During World War II, Harbord served in a camouflage unit of the Royal Engineers. In March 1945 he was chosen as the successor of Monuments Man Maj. Ronald Balfour, one of two Monuments Men killed in the line of duty. Balfour was in Cleves, Germany relocating pieces of a medieval altarpiece to safety when a shell burst nearby, ending his life. Harbord arrived in Cleves four days later as MFAA Officer for First Canadian Army, quickly undertaking the continuation of Balfour’s uncompleted work. He read all of Balfour’s notes and revisited many of the monuments and sites about which Balfour had drafted a preliminary report. These included the Church of St. Nikolaus at Kalcar and the Monastery at Cleves, where he reported a collection of hidden paintings, church archives, and a valuable brass chandelier belonging to the Stiftskirche in Cleves.

 

Harbord reported that many monuments and churches in Cleves had suffered significant damage by Allied troops. In some cases, curious and careless troops had broken into sealed rooms or simply torn down signs placing the sites “Off Limits.” Elsewhere, Harbord found churches that had been used as latrines, their treasured reliquaries containing the bones of martyrs smashed and strewn about. In his report, Harbord lamented, “In private houses where works of art might have been found, looting and wanton damage had been carried to such a degree that it was impossible to find anything worth saving.” Balfour’s work in Cleves completed, Harbord later assisted in restitution efforts at Schloss Celle, the British collecting point for thousands of looted works of art and other cultural objects.

 

Following his return to England, Harbord became a renowned interior decorator.
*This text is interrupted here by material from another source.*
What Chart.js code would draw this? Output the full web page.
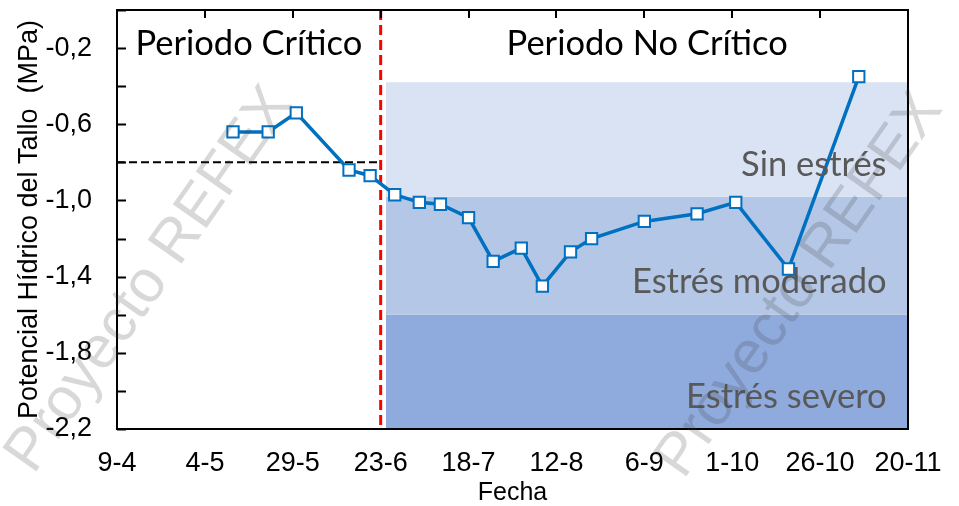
<!DOCTYPE html>
<html>
<head>
<meta charset="utf-8">
<script src="https://cdn.jsdelivr.net/npm/chart.js@4.4.0/dist/chart.umd.min.js"></script>
<style>
  html, body { margin: 0; padding: 0; background: #fff; }
  #grafico { display: block; }
</style>
</head>
<body>
<canvas id="grafico" width="959" height="506"></canvas>
<script>
// fechas de muestreo (dia-mes) y potencial hidrico medido (MPa)
const fechas = ['12-5', '22-5', '30-5', '14-6', '20-6', '27-6', '4-7', '10-7', '18-7', '25-7',
  '2-8', '8-8', '16-8', '22-8', '6-9', '21-9', '2-10', '17-10', '6-11'];
const potencial = [-0.64, -0.64, -0.54, -0.84, -0.87, -0.97, -1.01, -1.02, -1.09, -1.32,
  -1.25, -1.45, -1.27, -1.20, -1.11, -1.07, -1.01, -1.36, -0.35];

// ejes
const etiquetasX = ['9-4', '4-5', '29-5', '23-6', '18-7', '12-8', '6-9', '1-10', '26-10', '20-11'];
const marcasY = [-2.2, -1.8, -1.4, -1.0, -0.6, -0.2];
const etiquetasY = ['-2,2', '-1,8', '-1,4', '-1,0', '-0,6', '-0,2'];

// umbral del periodo critico y bandas de estres
const umbralCritico = -0.8;
const finPeriodoCritico = '23-6';
const limitesEstres = [-0.38, -0.98, -1.6];
const coloresEstres = ['#dae3f3', '#b4c7e7', '#8faadc'];
const inicioBandas = 76.5;

// dias transcurridos desde el 9 de abril
function dia(f) {
  const [d, m] = f.split('-').map(Number);
  return (Date.UTC(2021, m - 1, d) - Date.UTC(2021, 3, 9)) / 86400000;
}

const xMin = dia(etiquetasX[0]);
const xMax = dia(etiquetasX[etiquetasX.length - 1]);
const yMin = -2.2, yMax = 0;
const xCorte = dia(finPeriodoCritico);

const bandas = limitesEstres.map((lim, i) => ({
  data: [{ x: inicioBandas, y: lim }, { x: xMax, y: lim }],
  borderWidth: 0,
  pointRadius: 0,
  backgroundColor: coloresEstres[i],
  fill: i < limitesEstres.length - 1 ? '+1' : 'start',
  order: 10
}));

const textos = {
  id: 'textos',
  afterDatasetsDraw(chart) {
    const { ctx, chartArea: a, scales: { x, y } } = chart;
    ctx.save();
    // marco del grafico
    ctx.strokeStyle = '#000';
    ctx.lineWidth = 2;
    ctx.strokeRect(a.left, a.top, a.right - a.left, a.bottom - a.top);
    // marcas interiores
    ctx.beginPath();
    for (let v = yMin; v <= yMax + 1e-6; v += 0.2) {
      const py = Math.round(y.getPixelForValue(v)) + 0.5;
      ctx.moveTo(a.left, py);
      ctx.lineTo(a.left + 9, py);
    }
    etiquetasX.forEach(e => {
      const px = Math.round(x.getPixelForValue(dia(e)));
      ctx.moveTo(px, a.top);
      ctx.lineTo(px, a.top + 8);
    });
    ctx.stroke();

    ctx.font = '34.5px Lato, "Open Sans", sans-serif';
    ctx.fillStyle = '#000';
    ctx.textAlign = 'center';
    ctx.textBaseline = 'alphabetic';
    ctx.fillText('Periodo Crítico', x.getPixelForValue(37.5), 55);
    ctx.fillText('Periodo No Crítico', x.getPixelForValue(150.8), 55);

    ctx.fillStyle = '#595959';
    ctx.textAlign = 'right';
    const xr = x.getPixelForValue(218.9);
    ctx.fillText('Sin estrés', xr, 176);
    ctx.fillText('Estrés moderado', xr, 293);
    ctx.fillText('Estrés severo', xr, 408);
    ctx.restore();
  },
  afterDraw(chart) {
    const ctx = chart.ctx;
    ctx.save();
    ctx.font = '60px "Liberation Sans", Arial, sans-serif';
    ctx.fillStyle = 'rgba(60,60,60,0.2)';
    ctx.textAlign = 'center';
    ctx.textBaseline = 'middle';
    [[150, 280], [800, 285]].forEach(([cx, cy]) => {
      ctx.save();
      ctx.translate(cx, cy);
      ctx.rotate(-55 * Math.PI / 180);
      ctx.fillText('Proyecto REFEX', 0, 0);
      ctx.restore();
    });
    ctx.restore();
  }
};

new Chart(document.getElementById('grafico'), {
  type: 'line',
  data: {
    datasets: [
      ...bandas,
      {
        data: fechas.map((f, i) => ({ x: dia(f), y: potencial[i] })),
        borderColor: '#0070c0',
        borderWidth: 3.5,
        pointStyle: 'rect',
        pointRadius: 8,
        pointBorderWidth: 2,
        pointBackgroundColor: '#fff',
        pointBorderColor: '#0070c0',
        fill: false,
        order: 0
      },
      {
        data: [{ x: xMin, y: umbralCritico }, { x: xCorte, y: umbralCritico }],
        borderColor: '#000',
        borderWidth: 2,
        borderDash: [8, 4],
        pointRadius: 0,
        fill: false,
        order: 2
      },
      {
        data: [{ x: xCorte, y: yMax }, { x: xCorte, y: yMin }],
        borderColor: '#ff0000',
        borderWidth: 3,
        borderDash: [10, 5],
        pointRadius: 0,
        fill: false,
        order: 1
      }
    ]
  },
  options: {
    responsive: false,
    animation: false,
    devicePixelRatio: 1,
    layout: { padding: { top: 8, right: 51, bottom: 0, left: 0 } },
    plugins: { legend: { display: false }, tooltip: { enabled: false } },
    scales: {
      x: {
        type: 'linear',
        min: xMin,
        max: xMax,
        afterBuildTicks: s => { s.ticks = etiquetasX.map(e => ({ value: dia(e) })); },
        afterFit: s => { s.height = 77; s.paddingLeft = 0; s.paddingRight = 0; },
        ticks: {
          callback: (v, i) => etiquetasX[i],
          autoSkip: false,
          maxRotation: 0,
          padding: 18,
          color: '#000',
          font: { family: '"Liberation Sans", Arial, sans-serif', size: 27 }
        },
        grid: { display: false, drawTicks: false },
        border: { display: false },
        title: {
          display: true,
          text: 'Fecha',
          color: '#000',
          padding: { top: 0, bottom: -2 },
          font: { family: '"Liberation Sans", Arial, sans-serif', size: 25 }
        }
      },
      y: {
        min: yMin,
        max: yMax,
        afterBuildTicks: s => { s.ticks = marcasY.map(v => ({ value: v })); },
        afterFit: s => { s.width = 117; s.paddingTop = 0; s.paddingBottom = 0; },
        ticks: {
          callback: (v, i) => etiquetasY[i],
          padding: 25,
          color: '#000',
          font: { family: '"Liberation Sans", Arial, sans-serif', size: 27 }
        },
        grid: { display: false, drawTicks: false },
        border: { display: false },
        title: {
          display: true,
          text: 'Potencial Hídrico del Tallo  (MPa)',
          color: '#000',
          padding: { top: 13, bottom: 0 },
          font: { family: '"Liberation Sans", Arial, sans-serif', size: 27 }
        }
      }
    }
  },
  plugins: [textos]
});
</script>
</body>
</html>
His refined taste was highly valued by wealthy patrons in Britain and Ireland, who entrusted him with the  redecoration of drawing rooms, parlors, and dining rooms in Georgian and Rococo revival styles. He received commissions from the brewing heiress Aileen Plunket Guinness (Luttrellstown Castle in Clonsilla, Ireland), the photographer Sir Cecil Beaton (Reddish House in Wiltshire, England), and William Michael Berry, Baron Hartwell (Oving House). Harbord’s designs were immortalized in the December 1968 issue of Vogue. He also continued his passion for theater, designing sets and costumes for numerous plays and films. One of his most notable projects included his work as Special Consultant Art Director for the film The Grass is Greener (1960) featuring Cary Grant and Deborah Kerr.

 

Felix Harbord died in Paris in 1981 and was buried in Montmartre.